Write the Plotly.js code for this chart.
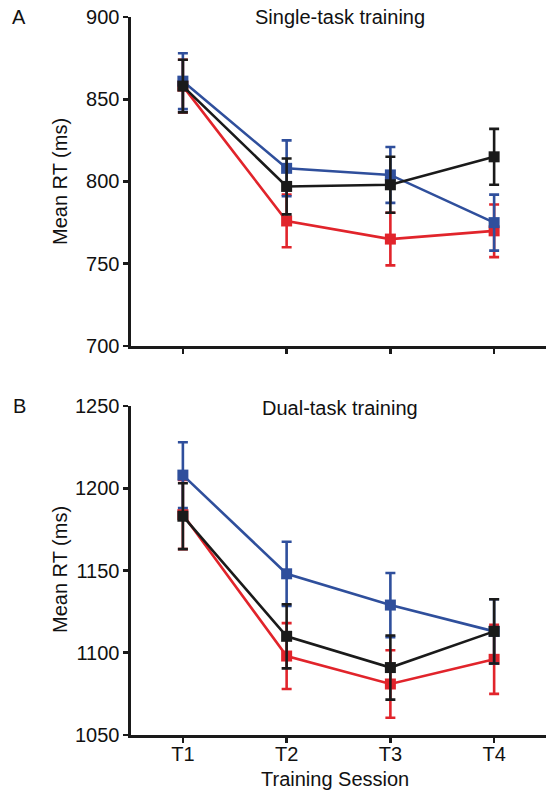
<!DOCTYPE html>
<html>
<head>
<meta charset="utf-8">
<script src="https://cdn.plot.ly/plotly-3.0.1.min.js"></script>
<style>html,body{margin:0;padding:0;background:#fff;}#chart{width:546px;height:794px;}</style>
</head>
<body>
<div id="chart"></div>
<script>
// Categories
const sessions = ['T1', 'T2', 'T3', 'T4'];

// Panel A: Single-task training (mean RT, ms) and error bar half-widths
const singleRed = [858, 776, 765, 770];
const singleRedErr = [16, 16, 16, 16];
const singleBlue = [861, 808, 804, 775];
const singleBlueErr = [17, 17, 17, 17];
const singleBlack = [858, 797, 798, 815];
const singleBlackErr = [16, 17, 17, 17];

// Panel B: Dual-task training
const dualRed = [1184, 1098, 1081, 1096];
const dualRedErr = [21, 20, 20.5, 21];
const dualBlue = [1208, 1148, 1129, 1113];
const dualBlueErr = [20, 19.5, 19.5, 19.5];
const dualBlack = [1183, 1110, 1091, 1113];
const dualBlackErr = [20, 19.5, 19.5, 19.5];

const RED = '#e1242b', BLUE = '#2f4f9c', BLACK = '#1a1a1a';

function tr(y, err, color, xa, ya) {
  return {
    x: sessions, y: y, xaxis: xa, yaxis: ya,
    type: 'scatter', mode: 'lines+markers',
    line: {color: color, width: 2.6},
    marker: {symbol: 'square', size: 11, color: color},
    error_y: {type: 'data', array: err, visible: true, color: color, thickness: 2.6, width: 5},
    showlegend: false, hoverinfo: 'none'
  };
}

const data = [
  tr(singleRed, singleRedErr, RED, 'x2', 'y'),
  tr(singleBlue, singleBlueErr, BLUE, 'x2', 'y'),
  tr(singleBlack, singleBlackErr, BLACK, 'x2', 'y'),
  tr(dualRed, dualRedErr, RED, 'x', 'y2'),
  tr(dualBlue, dualBlueErr, BLUE, 'x', 'y2'),
  tr(dualBlack, dualBlackErr, BLACK, 'x', 'y2')
];

const FONT = 'Liberation Sans, Arial, Helvetica, sans-serif';
const axisCommon = {
  showline: true, linecolor: BLACK, linewidth: 2.6,
  ticks: 'outside', ticklen: 5, tickwidth: 2.6, tickcolor: BLACK,
  showgrid: false, zeroline: false,
  tickfont: {family: FONT, size: 20, color: '#111'}
};

// pixel helpers for annotation placement
const L = 131, W = 415, B = 735, H = 718;
const px = v => (v - L) / W;
const py = v => (B - v) / H;

function ann(text, x, y, size, angle) {
  return {text: text, xref: 'paper', yref: 'paper', x: px(x), y: py(y),
    xanchor: 'center', yanchor: 'middle', showarrow: false, textangle: angle || 0,
    font: {family: FONT, size: size, color: '#111'}};
}

const layout = {
  width: 546, height: 794,
  margin: {l: 131, r: 0, t: 17, b: 59},
  paper_bgcolor: '#fff', plot_bgcolor: '#fff',
  font: {family: FONT, color: '#111'},
  xaxis: Object.assign({}, axisCommon, {type: 'category', range: [-0.5, 3.5], anchor: 'y2', domain: [0, 1], ticklabelstandoff: -6}),
  xaxis2: Object.assign({}, axisCommon, {type: 'category', range: [-0.5, 3.5], anchor: 'y', domain: [0, 1], showticklabels: false}),
  yaxis: Object.assign({}, axisCommon, {range: [700, 900], dtick: 50, domain: [0.5418, 1], anchor: 'x2'}),
  yaxis2: Object.assign({}, axisCommon, {range: [1050, 1250], dtick: 50, domain: [0, 0.4582], anchor: 'x'}),
  annotations: [
    ann('Single-task training', 340, 17, 20),
    ann('Dual-task training', 340, 408, 20),
    ann('A', 19, 17, 20),
    ann('B', 19, 406, 20),
    ann('Mean RT (ms)', 60, 182, 20, -90),
    ann('Mean RT (ms)', 60, 570, 20, -90),
    ann('Training Session', 335, 779, 20)
  ]
};

Plotly.newPlot('chart', data, layout, {staticPlot: true, displayModeBar: false});
</script>
</body>
</html>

━━━━━━━━━━━━━━━━

Objective: Copy nothing but the lines from the first one in the listing through the line with "const RED = '#e1242b', BLUE", and omit the pictures.

Output:
Write the Plotly.js code for this chart.
<!DOCTYPE html>
<html>
<head>
<meta charset="utf-8">
<script src="https://cdn.plot.ly/plotly-3.0.1.min.js"></script>
<style>html,body{margin:0;padding:0;background:#fff;}#chart{width:546px;height:794px;}</style>
</head>
<body>
<div id="chart"></div>
<script>
// Categories
const sessions = ['T1', 'T2', 'T3', 'T4'];

// Panel A: Single-task training (mean RT, ms) and error bar half-widths
const singleRed = [858, 776, 765, 770];
const singleRedErr = [16, 16, 16, 16];
const singleBlue = [861, 808, 804, 775];
const singleBlueErr = [17, 17, 17, 17];
const singleBlack = [858, 797, 798, 815];
const singleBlackErr = [16, 17, 17, 17];

// Panel B: Dual-task training
const dualRed = [1184, 1098, 1081, 1096];
const dualRedErr = [21, 20, 20.5, 21];
const dualBlue = [1208, 1148, 1129, 1113];
const dualBlueErr = [20, 19.5, 19.5, 19.5];
const dualBlack = [1183, 1110, 1091, 1113];
const dualBlackErr = [20, 19.5, 19.5, 19.5];

const RED = '#e1242b', BLUE = '#2f4f9c', BLACK = '#1a1a1a';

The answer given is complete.